» **PROMPT**: Provide a single number: the count of lines containing the string "this".

» **RECORDS PROVIDED**:
◆ ◆ ◆ ◆ ◆

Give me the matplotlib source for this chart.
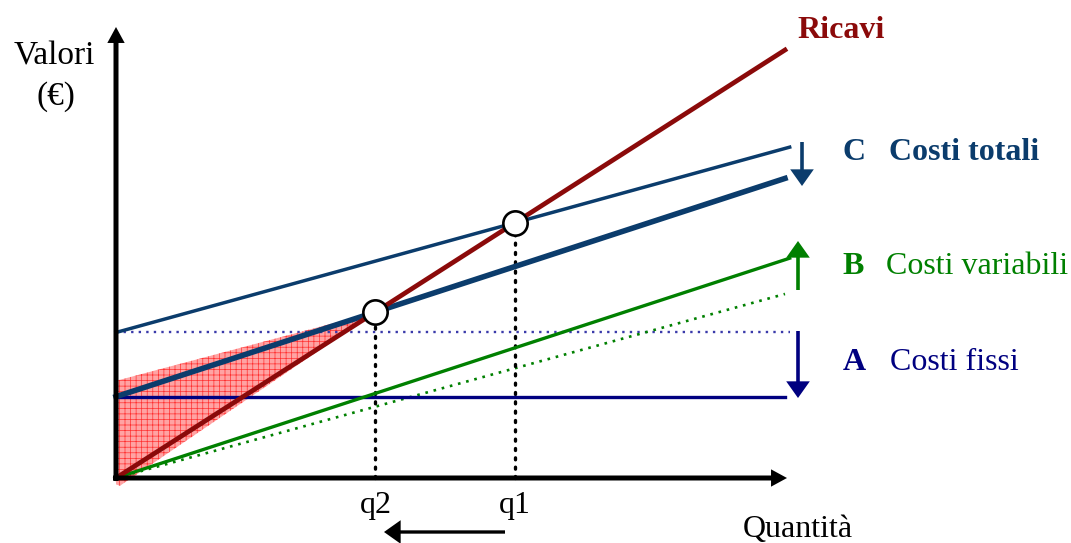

◆ ◆ ◆ ◆ ◆

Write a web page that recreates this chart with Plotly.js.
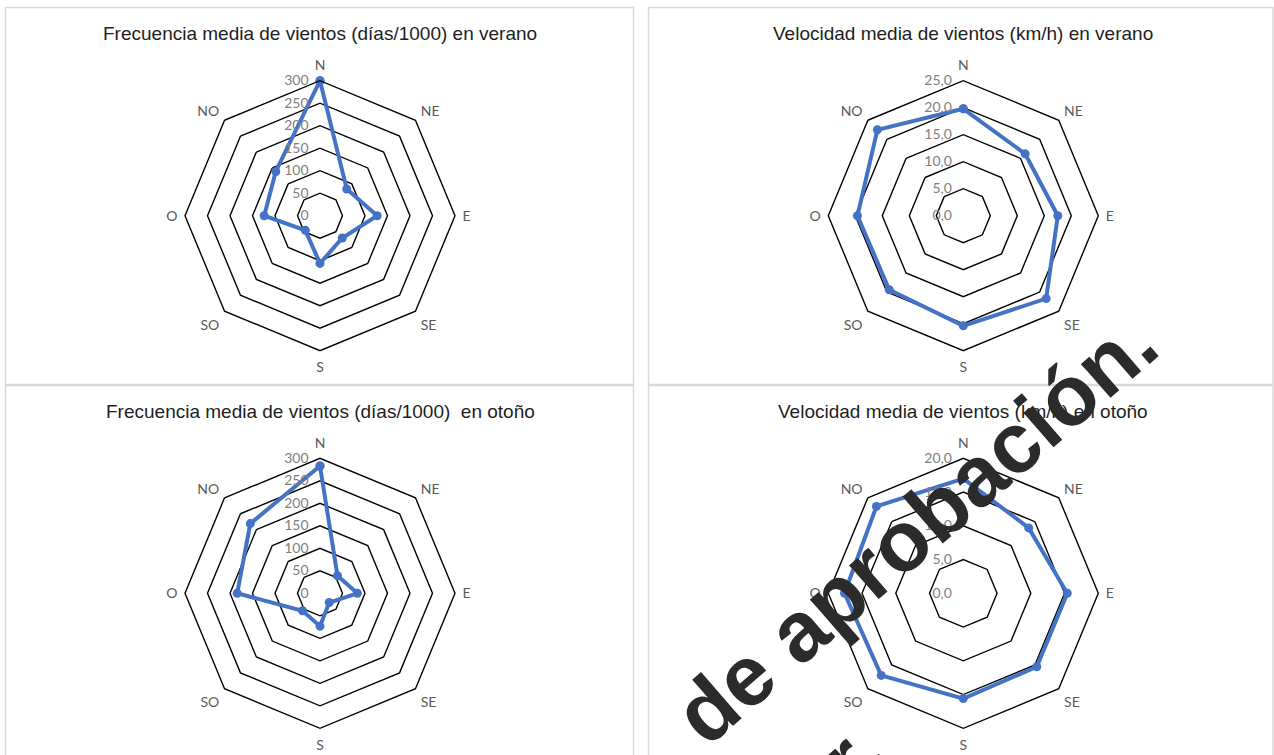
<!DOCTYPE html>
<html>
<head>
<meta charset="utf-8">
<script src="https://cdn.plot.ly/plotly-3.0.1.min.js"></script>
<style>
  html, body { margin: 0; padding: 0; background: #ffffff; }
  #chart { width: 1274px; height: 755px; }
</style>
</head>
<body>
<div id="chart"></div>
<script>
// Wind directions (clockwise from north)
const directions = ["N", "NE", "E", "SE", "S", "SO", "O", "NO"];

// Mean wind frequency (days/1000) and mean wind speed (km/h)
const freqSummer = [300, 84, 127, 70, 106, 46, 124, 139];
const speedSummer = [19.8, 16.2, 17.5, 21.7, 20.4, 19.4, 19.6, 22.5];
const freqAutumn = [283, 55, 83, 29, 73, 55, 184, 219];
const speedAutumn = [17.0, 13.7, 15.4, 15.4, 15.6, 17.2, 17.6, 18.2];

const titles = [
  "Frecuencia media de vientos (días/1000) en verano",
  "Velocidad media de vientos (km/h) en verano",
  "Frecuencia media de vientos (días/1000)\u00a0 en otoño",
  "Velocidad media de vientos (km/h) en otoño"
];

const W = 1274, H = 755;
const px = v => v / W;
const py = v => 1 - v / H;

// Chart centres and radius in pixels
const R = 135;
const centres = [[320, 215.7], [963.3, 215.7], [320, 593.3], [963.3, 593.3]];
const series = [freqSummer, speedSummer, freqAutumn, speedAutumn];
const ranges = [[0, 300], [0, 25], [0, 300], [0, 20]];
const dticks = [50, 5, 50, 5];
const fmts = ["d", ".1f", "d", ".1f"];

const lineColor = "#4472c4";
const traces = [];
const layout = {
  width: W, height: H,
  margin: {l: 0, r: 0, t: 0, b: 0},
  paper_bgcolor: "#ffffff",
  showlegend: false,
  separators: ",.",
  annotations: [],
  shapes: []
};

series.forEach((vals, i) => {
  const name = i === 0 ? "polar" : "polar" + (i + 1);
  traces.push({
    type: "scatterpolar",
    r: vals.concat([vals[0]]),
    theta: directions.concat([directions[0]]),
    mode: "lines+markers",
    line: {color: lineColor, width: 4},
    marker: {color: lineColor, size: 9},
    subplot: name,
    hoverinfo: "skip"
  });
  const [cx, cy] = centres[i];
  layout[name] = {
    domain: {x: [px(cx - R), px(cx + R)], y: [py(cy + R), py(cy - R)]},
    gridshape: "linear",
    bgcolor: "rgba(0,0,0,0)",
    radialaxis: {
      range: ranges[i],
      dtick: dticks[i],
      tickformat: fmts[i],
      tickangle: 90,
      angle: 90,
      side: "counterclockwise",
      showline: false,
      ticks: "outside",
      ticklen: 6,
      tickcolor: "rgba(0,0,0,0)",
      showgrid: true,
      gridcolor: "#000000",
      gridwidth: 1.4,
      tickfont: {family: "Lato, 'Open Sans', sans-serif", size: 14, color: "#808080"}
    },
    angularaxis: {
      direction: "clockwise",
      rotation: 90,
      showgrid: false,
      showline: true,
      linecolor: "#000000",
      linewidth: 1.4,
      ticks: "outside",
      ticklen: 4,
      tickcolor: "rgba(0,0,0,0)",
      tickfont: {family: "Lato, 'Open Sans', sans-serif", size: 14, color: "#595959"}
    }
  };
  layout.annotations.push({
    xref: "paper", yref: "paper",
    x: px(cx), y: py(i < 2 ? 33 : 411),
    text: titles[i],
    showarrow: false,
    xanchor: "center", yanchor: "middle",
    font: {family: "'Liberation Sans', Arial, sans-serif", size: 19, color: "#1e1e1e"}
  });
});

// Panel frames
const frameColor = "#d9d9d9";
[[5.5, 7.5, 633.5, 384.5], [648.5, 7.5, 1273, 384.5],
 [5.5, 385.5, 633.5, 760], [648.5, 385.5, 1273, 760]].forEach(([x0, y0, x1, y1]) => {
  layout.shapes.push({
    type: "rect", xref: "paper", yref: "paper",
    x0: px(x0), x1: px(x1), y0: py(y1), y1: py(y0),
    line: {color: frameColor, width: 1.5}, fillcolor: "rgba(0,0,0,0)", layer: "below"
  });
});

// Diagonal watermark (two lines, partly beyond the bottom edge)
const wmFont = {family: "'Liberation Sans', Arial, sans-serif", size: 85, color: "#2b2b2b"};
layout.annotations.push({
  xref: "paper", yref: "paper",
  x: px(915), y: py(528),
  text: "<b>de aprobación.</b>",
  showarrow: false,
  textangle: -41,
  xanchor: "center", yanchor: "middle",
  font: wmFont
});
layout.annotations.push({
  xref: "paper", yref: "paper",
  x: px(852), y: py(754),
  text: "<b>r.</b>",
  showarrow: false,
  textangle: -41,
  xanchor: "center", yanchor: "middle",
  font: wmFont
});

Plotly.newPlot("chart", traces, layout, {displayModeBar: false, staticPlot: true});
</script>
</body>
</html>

◆ ◆ ◆ ◆ ◆

» **WORKED ANSWER**: 2